While such threats may not be taken seriously by anti-cannabis politicians, it would likely be ill-advised for such stalwarts to ignore them altogether. While Buttigieg’s plans for legalization may seem a tad harsher than those of his opponents, there are few democratic candidates who would reach the White House without plans of pushing for legalization.
Continued Coverage Of State-Level Cannabis Decriminalization and Legalization Developments
In past months, the spread of cannabis decriminalization legislation progress throughout the United States has been at a fever pitch. New developments seem to surface on a daily basis, and several states are likely to implement recreational legalization in 2020. We’ve compiled a list of this week’s cannabis legislation news, allowing you to stay up to date.
A House committee of Vermont voted unanimously for a bill that would legalize commercial cannabis sales in the state. Prior to the bill’s passing, Vermont was among the states that only allowed for the possession and cultivation of cannabis. Before the bill can become law, it will have to pass through two more house committees and then receive a vote on the House floor.
Minnesota has enjoyed medical cannabis legalization since lawmakers signed it into law in 2014. Now, a top Minnesota lawmaker has announced that he intends to take it a step further. Minnesota’s House Majority Leader Ryan Winkler said that he has spent time touring the state, gathering public opinions. As a result, he believes that the time has come for Minnesota to legalize cannabis for adult use and sale. As such, he will soon introduce a legalization bill he stated will be the best “in the country to date.”
In the heat of legalization efforts unfolding across the country, it can be easy to forget the issues faced by states where cannabis is already legal. Chief among these issues is the inability on part of dispensaries to utilize the services of banks.

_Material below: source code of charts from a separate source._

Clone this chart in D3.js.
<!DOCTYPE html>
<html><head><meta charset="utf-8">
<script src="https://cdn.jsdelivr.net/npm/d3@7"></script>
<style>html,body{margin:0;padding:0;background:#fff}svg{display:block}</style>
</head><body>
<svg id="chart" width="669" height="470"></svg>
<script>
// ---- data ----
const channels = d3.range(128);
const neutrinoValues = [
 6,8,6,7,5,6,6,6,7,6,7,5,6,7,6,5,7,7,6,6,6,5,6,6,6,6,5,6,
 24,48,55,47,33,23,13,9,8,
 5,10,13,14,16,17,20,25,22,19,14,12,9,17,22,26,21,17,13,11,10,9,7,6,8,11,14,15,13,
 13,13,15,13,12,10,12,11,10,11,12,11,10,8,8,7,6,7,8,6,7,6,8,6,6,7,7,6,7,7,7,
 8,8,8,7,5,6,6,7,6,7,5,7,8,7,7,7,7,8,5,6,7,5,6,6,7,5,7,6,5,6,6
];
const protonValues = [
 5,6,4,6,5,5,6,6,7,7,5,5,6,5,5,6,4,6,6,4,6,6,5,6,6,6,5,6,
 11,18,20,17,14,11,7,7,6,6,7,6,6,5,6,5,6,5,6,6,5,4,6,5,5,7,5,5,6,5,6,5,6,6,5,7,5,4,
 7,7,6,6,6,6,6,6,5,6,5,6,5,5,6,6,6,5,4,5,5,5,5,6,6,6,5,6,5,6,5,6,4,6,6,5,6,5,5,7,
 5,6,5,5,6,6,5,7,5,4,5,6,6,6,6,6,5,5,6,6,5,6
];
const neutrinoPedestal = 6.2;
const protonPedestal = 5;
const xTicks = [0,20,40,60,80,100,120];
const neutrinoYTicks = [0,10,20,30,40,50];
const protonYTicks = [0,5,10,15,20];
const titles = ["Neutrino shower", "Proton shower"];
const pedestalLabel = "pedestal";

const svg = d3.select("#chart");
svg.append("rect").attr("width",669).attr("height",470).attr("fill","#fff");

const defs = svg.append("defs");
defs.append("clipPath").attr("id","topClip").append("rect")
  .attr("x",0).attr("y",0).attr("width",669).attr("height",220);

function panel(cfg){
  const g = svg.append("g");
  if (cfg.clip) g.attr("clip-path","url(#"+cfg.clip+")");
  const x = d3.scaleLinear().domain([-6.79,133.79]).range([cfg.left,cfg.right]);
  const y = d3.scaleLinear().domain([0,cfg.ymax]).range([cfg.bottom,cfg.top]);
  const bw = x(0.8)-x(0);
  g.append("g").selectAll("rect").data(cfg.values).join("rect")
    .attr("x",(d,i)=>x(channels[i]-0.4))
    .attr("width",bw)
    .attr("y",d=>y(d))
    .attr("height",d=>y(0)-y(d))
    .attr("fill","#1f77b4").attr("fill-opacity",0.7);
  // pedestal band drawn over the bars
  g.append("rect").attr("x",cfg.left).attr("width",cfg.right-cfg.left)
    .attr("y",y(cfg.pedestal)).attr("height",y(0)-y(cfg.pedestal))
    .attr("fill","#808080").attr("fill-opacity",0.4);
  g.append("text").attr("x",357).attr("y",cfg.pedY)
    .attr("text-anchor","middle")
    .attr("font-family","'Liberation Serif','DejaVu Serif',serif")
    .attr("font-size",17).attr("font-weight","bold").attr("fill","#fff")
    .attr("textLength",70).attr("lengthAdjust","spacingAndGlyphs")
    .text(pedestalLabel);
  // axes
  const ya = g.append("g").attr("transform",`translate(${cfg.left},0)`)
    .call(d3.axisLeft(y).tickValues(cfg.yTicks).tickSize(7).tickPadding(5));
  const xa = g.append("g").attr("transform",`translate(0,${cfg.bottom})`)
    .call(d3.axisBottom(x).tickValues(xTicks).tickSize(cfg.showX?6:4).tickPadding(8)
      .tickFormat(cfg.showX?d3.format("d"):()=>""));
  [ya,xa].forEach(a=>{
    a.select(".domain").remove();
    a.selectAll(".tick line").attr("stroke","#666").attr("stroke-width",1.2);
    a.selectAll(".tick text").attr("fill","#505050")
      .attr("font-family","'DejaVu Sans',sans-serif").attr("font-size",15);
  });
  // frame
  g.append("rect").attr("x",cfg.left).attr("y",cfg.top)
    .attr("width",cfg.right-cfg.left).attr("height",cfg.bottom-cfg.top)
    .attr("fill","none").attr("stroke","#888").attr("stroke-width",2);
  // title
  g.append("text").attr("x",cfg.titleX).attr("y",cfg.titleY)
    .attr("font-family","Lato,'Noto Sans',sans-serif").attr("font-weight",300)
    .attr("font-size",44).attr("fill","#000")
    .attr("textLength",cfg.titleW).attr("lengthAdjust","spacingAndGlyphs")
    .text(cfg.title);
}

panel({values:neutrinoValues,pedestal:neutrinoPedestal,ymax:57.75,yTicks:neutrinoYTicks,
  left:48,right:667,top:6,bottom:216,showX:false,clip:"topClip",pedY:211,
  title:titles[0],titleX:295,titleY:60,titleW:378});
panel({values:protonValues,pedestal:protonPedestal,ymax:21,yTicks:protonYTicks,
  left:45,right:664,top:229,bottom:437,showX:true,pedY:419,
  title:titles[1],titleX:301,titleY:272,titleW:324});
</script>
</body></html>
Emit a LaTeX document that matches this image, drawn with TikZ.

Banks are wary of taking money from companies that profit from selling cannabis products. If they do, they run the risk of violating federal anti-money laundering laws. Colorado Gov. Jared Polis has announced that he wishes to address this issue, and soon. He has outlined legislation that will increase the number of banks accessible by cannabis companies by 20% as soon as June 30.
On Thursday, lawmakers in Connecticut acted on the urging of their governor to introduce legislation to legalize adult use of cannabis. The “Governor’s Bill” is the result of constant pressure from Gov. Ned Lamont to act quickly on cannabis legalization. Gov. Lamont has made his intentions known for weeks, and it now seems his efforts will soon pay dividends.
Apart from legalizing cannabis, the bill would also seek to enact socially minded policies surrounding the state’s cannabis industry. Among these policies are expungement of non-violent drug charges and explicit permission for past offenders to work within the industry. Lawmakers hope to pass the bill during the 2020 legislative session and issue business licenses beginning January of 2021.